Well, things didn’t go as Paul might have hoped. He’s in the temple, trying to endear himself to the Jewish people by performing a rite of purification, when some troublemakers from Ephesus recognize him and incite a riot. He's attacked by a mob in the Temple who then take him outside and begin to beat the life out of him. The beating stops when several hundred Roman soldiers are dispatched from Fort Antonia to break up the riot.

After being beaten by the mob, he asks the Roman commander for permission to speak to them. There's a hush across the crowd as Paul begins to speak, until he says the "G" word - Gentiles. Then their seething prejudice boils over and they start to cry out, "Away with such a man from the earth." He’s then brought before the Jewish high council, the Sanhedrin, and is whisked away by soldiers again for fear they would tear him apart because of the violence that ensued in that place over what he said.

The commander - seemingly exacerbated with the problem of Paul - takes him to Caesarea and hands him off to the Roman Governor Felix.

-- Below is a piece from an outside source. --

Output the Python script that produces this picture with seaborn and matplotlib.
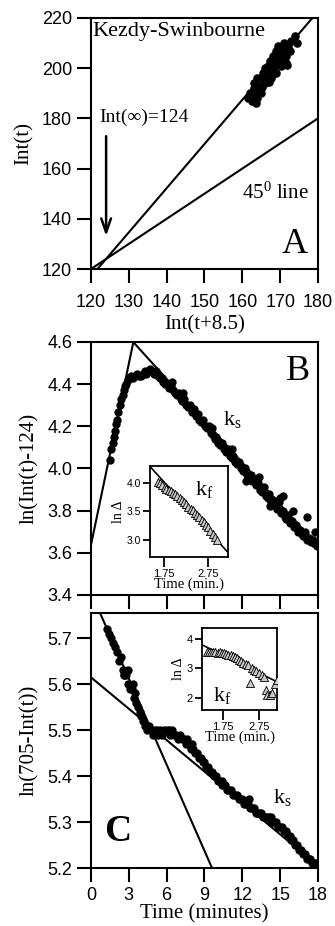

That's what you do in an organization, you take unsolvable problems up the chain of command, right? Felix doesn't really decide anything about Paul's case and leaves him in custody for 2 years.

Felix is then succeeded in office by one Porcius Festus. That brings us to chapter 25, which we won't read today - but here's a summary. Three days after Festus becomes the Roman governor of the region, he travels to Jerusalem. When he arrives, the high-ranking Jewish officials immediately start to lay out their case against Paul so that Festus might do something with him - preferably kill him.

That got me to thinking - 2 years had elapsed, and Felix had not made any decision about Paul. A new governor, Festus, is on the scene and the first thing the Jewish officials want him to do is make a decision about Paul? And I got to thinking, why? Why are they so intent on taking him out? He's in prison, how could he affect them from prison? Two words - prison epistles. Paul is still the bane of their existence because of his prolific and powerful writing from prison.